### PROVIDED DATA
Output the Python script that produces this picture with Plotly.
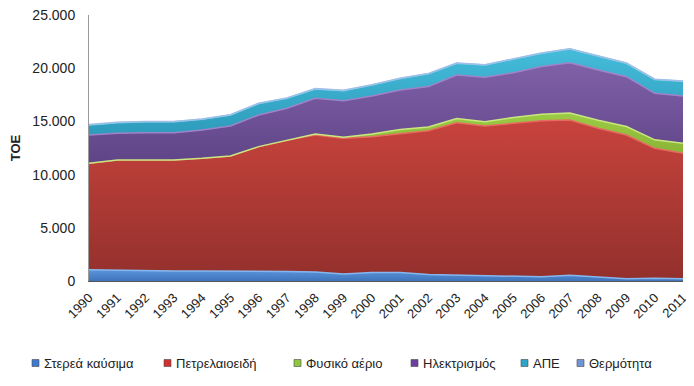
import plotly.graph_objects as go

years = list(range(1990, 2012))
year_labels = [str(y) for y in years]

solid = [1050, 1000, 950, 950, 950, 950, 950, 900, 850, 650, 800, 800, 600, 550, 500, 450, 400, 550, 400, 200, 250, 200]
oil = [10010, 10370, 10420, 10420, 10580, 10800, 11680, 12350, 12870, 12760, 12760, 13080, 13530, 14330, 14070, 14370, 14670, 14580, 13950, 13520, 12220, 11800]
gas = [0, 0, 0, 0, 0, 0, 0, 0, 100, 100, 250, 350, 350, 400, 400, 550, 600, 650, 750, 800, 800, 950]
electricity = [2660, 2510, 2570, 2570, 2670, 2820, 2970, 2980, 3350, 3440, 3580, 3720, 3790, 4080, 4180, 4210, 4480, 4740, 4730, 4680, 4370, 4440]
res = [950, 1000, 1030, 1030, 1000, 1030, 1080, 950, 880, 940, 1020, 1080, 1200, 1100, 1150, 1250, 1250, 1280, 1300, 1260, 1300, 1380]
heat = [30, 30, 30, 30, 30, 30, 30, 30, 30, 30, 30, 30, 30, 30, 30, 30, 30, 30, 30, 30, 30, 30]

names = ["Στερεά καύσιμα", "Πετρελαιοειδή", "Φυσικό αέριο", "Ηλεκτρισμός", "ΑΠΕ", "Θερμότητα"]
series = [solid, oil, gas, electricity, res, heat]
tops = ["#5B95DC", "#C8433D", "#9CCB45", "#8061A8", "#45BCDA", "#7B9DD2"]
bottoms = ["#3F74BA", "#93302C", "#86AE33", "#5F4487", "#2E9CBC", "#6385BE"]
edges = ["#86B6EE", "#E66A62", "#C9E77F", "#9F83C8", "#76D6EE", "#A2BEE6"]
legend_colors = ["#3E7AD0", "#D0302E", "#8DC63F", "#6B3FA0", "#2BA6C9", "#6F95D6"]

FONT = "Liberation Sans, Arial, sans-serif"

# The page body has an 8px default margin; figure coordinates below are
# offset so the plot lands where it sits in the reference picture.
OFF = 8
W, H = 694 - OFF, 386 - OFF
L = 89 - OFF
T = 15 - OFF
R = W - (683 - OFF)
B = H - (281 - OFF)
PW, PH = W - L - R, H - T - B

fig = go.Figure()
cum = [0] * len(years)
for name, vals, ct, cb, ec in zip(names, series, tops, bottoms, edges):
    lo = min(cum)
    cum = [c + v for c, v in zip(cum, vals)]
    hi = max(cum)
    fig.add_trace(go.Scatter(
        x=years, y=vals, name=name, mode="lines",
        stackgroup="one", fillcolor=ct,
        fillgradient=dict(type="vertical", colorscale=[[0, cb], [1, ct]], start=lo, stop=hi),
        line=dict(color=ec, width=1.5, shape="linear"),
        showlegend=False,
    ))

# manual legend (one row, as in the reference); pixel positions in screen coords
legend_px = [35, 167, 297, 414, 524, 580]
legend_y = 363 - OFF
shapes = []
annotations = []
for name, px, col in zip(names, legend_px, legend_colors):
    px = px - OFF
    x0 = (px - 3 - L) / PW
    x1 = (px + 4 - L) / PW
    y0 = (H - B - (legend_y + 3.5)) / PH
    y1 = (H - B - (legend_y - 3.5)) / PH
    shapes.append(dict(type="rect", xref="paper", yref="paper", x0=x0, x1=x1, y0=y0, y1=y1,
                       fillcolor=col, line=dict(color="#4a4a4a", width=0.6)))
    annotations.append(dict(text=name, xref="paper", yref="paper",
                            x=(px + 7 - L) / PW, y=(H - B - legend_y) / PH,
                            xanchor="left", yanchor="middle", showarrow=False,
                            font=dict(size=13, family=FONT, color="#222222")))

fig.update_layout(
    width=W, height=H,
    margin=dict(l=L, r=R, t=T, b=B, autoexpand=False),
    paper_bgcolor="white", plot_bgcolor="white",
    separators=",.",
    font=dict(family=FONT, size=13, color="#222222"),
    showlegend=False,
    shapes=shapes,
    annotations=annotations,
    xaxis=dict(
        range=[1990, 2011], tickmode="array", tickvals=years, ticktext=year_labels,
        tickangle=-45, showgrid=False, zeroline=False, automargin=False,
        showline=True, linecolor="#555555", linewidth=1,
        ticks="outside", ticklen=3, tickcolor="rgba(0,0,0,0)",
        tickfont=dict(size=13, family=FONT), ticklabeloverflow="allow",
    ),
    yaxis=dict(
        range=[0, 25000], tickvals=[0, 5000, 10000, 15000, 20000, 25000],
        tickformat=",d", showgrid=False, zeroline=False, automargin=False,
        showline=True, linecolor="#9a9a9a", linewidth=1,
        ticks="outside", ticklen=10, tickcolor="rgba(0,0,0,0)",
        tickfont=dict(size=14, family=FONT), ticklabeloverflow="allow",
        title=dict(text="<b>TOE</b>", font=dict(size=13, family=FONT), standoff=15),
    ),
)

fig.write_html("out.html")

### GIVEN REQUEST
Print the whole listing above once more, word for word, without its pictures.

### EXERCISE RESPONSE
Output the Python script that produces this picture with Plotly.
import plotly.graph_objects as go

years = list(range(1990, 2012))
year_labels = [str(y) for y in years]

solid = [1050, 1000, 950, 950, 950, 950, 950, 900, 850, 650, 800, 800, 600, 550, 500, 450, 400, 550, 400, 200, 250, 200]
oil = [10010, 10370, 10420, 10420, 10580, 10800, 11680, 12350, 12870, 12760, 12760, 13080, 13530, 14330, 14070, 14370, 14670, 14580, 13950, 13520, 12220, 11800]
gas = [0, 0, 0, 0, 0, 0, 0, 0, 100, 100, 250, 350, 350, 400, 400, 550, 600, 650, 750, 800, 800, 950]
electricity = [2660, 2510, 2570, 2570, 2670, 2820, 2970, 2980, 3350, 3440, 3580, 3720, 3790, 4080, 4180, 4210, 4480, 4740, 4730, 4680, 4370, 4440]
res = [950, 1000, 1030, 1030, 1000, 1030, 1080, 950, 880, 940, 1020, 1080, 1200, 1100, 1150, 1250, 1250, 1280, 1300, 1260, 1300, 1380]
heat = [30, 30, 30, 30, 30, 30, 30, 30, 30, 30, 30, 30, 30, 30, 30, 30, 30, 30, 30, 30, 30, 30]

names = ["Στερεά καύσιμα", "Πετρελαιοειδή", "Φυσικό αέριο", "Ηλεκτρισμός", "ΑΠΕ", "Θερμότητα"]
series = [solid, oil, gas, electricity, res, heat]
tops = ["#5B95DC", "#C8433D", "#9CCB45", "#8061A8", "#45BCDA", "#7B9DD2"]
bottoms = ["#3F74BA", "#93302C", "#86AE33", "#5F4487", "#2E9CBC", "#6385BE"]
edges = ["#86B6EE", "#E66A62", "#C9E77F", "#9F83C8", "#76D6EE", "#A2BEE6"]
legend_colors = ["#3E7AD0", "#D0302E", "#8DC63F", "#6B3FA0", "#2BA6C9", "#6F95D6"]

FONT = "Liberation Sans, Arial, sans-serif"

# The page body has an 8px default margin; figure coordinates below are
# offset so the plot lands where it sits in the reference picture.
OFF = 8
W, H = 694 - OFF, 386 - OFF
L = 89 - OFF
T = 15 - OFF
R = W - (683 - OFF)
B = H - (281 - OFF)
PW, PH = W - L - R, H - T - B

fig = go.Figure()
cum = [0] * len(years)
for name, vals, ct, cb, ec in zip(names, series, tops, bottoms, edges):
    lo = min(cum)
    cum = [c + v for c, v in zip(cum, vals)]
    hi = max(cum)
    fig.add_trace(go.Scatter(
        x=years, y=vals, name=name, mode="lines",
        stackgroup="one", fillcolor=ct,
        fillgradient=dict(type="vertical", colorscale=[[0, cb], [1, ct]], start=lo, stop=hi),
        line=dict(color=ec, width=1.5, shape="linear"),
        showlegend=False,
    ))

# manual legend (one row, as in the reference); pixel positions in screen coords
legend_px = [35, 167, 297, 414, 524, 580]
legend_y = 363 - OFF
shapes = []
annotations = []
for name, px, col in zip(names, legend_px, legend_colors):
    px = px - OFF
    x0 = (px - 3 - L) / PW
    x1 = (px + 4 - L) / PW
    y0 = (H - B - (legend_y + 3.5)) / PH
    y1 = (H - B - (legend_y - 3.5)) / PH
    shapes.append(dict(type="rect", xref="paper", yref="paper", x0=x0, x1=x1, y0=y0, y1=y1,
                       fillcolor=col, line=dict(color="#4a4a4a", width=0.6)))
    annotations.append(dict(text=name, xref="paper", yref="paper",
                            x=(px + 7 - L) / PW, y=(H - B - legend_y) / PH,
                            xanchor="left", yanchor="middle", showarrow=False,
                            font=dict(size=13, family=FONT, color="#222222")))

fig.update_layout(
    width=W, height=H,
    margin=dict(l=L, r=R, t=T, b=B, autoexpand=False),
    paper_bgcolor="white", plot_bgcolor="white",
    separators=",.",
    font=dict(family=FONT, size=13, color="#222222"),
    showlegend=False,
    shapes=shapes,
    annotations=annotations,
    xaxis=dict(
        range=[1990, 2011], tickmode="array", tickvals=years, ticktext=year_labels,
        tickangle=-45, showgrid=False, zeroline=False, automargin=False,
        showline=True, linecolor="#555555", linewidth=1,
        ticks="outside", ticklen=3, tickcolor="rgba(0,0,0,0)",
        tickfont=dict(size=13, family=FONT), ticklabeloverflow="allow",
    ),
    yaxis=dict(
        range=[0, 25000], tickvals=[0, 5000, 10000, 15000, 20000, 25000],
        tickformat=",d", showgrid=False, zeroline=False, automargin=False,
        showline=True, linecolor="#9a9a9a", linewidth=1,
        ticks="outside", ticklen=10, tickcolor="rgba(0,0,0,0)",
        tickfont=dict(size=14, family=FONT), ticklabeloverflow="allow",
        title=dict(text="<b>TOE</b>", font=dict(size=13, family=FONT), standoff=15),
    ),
)

fig.write_html("out.html")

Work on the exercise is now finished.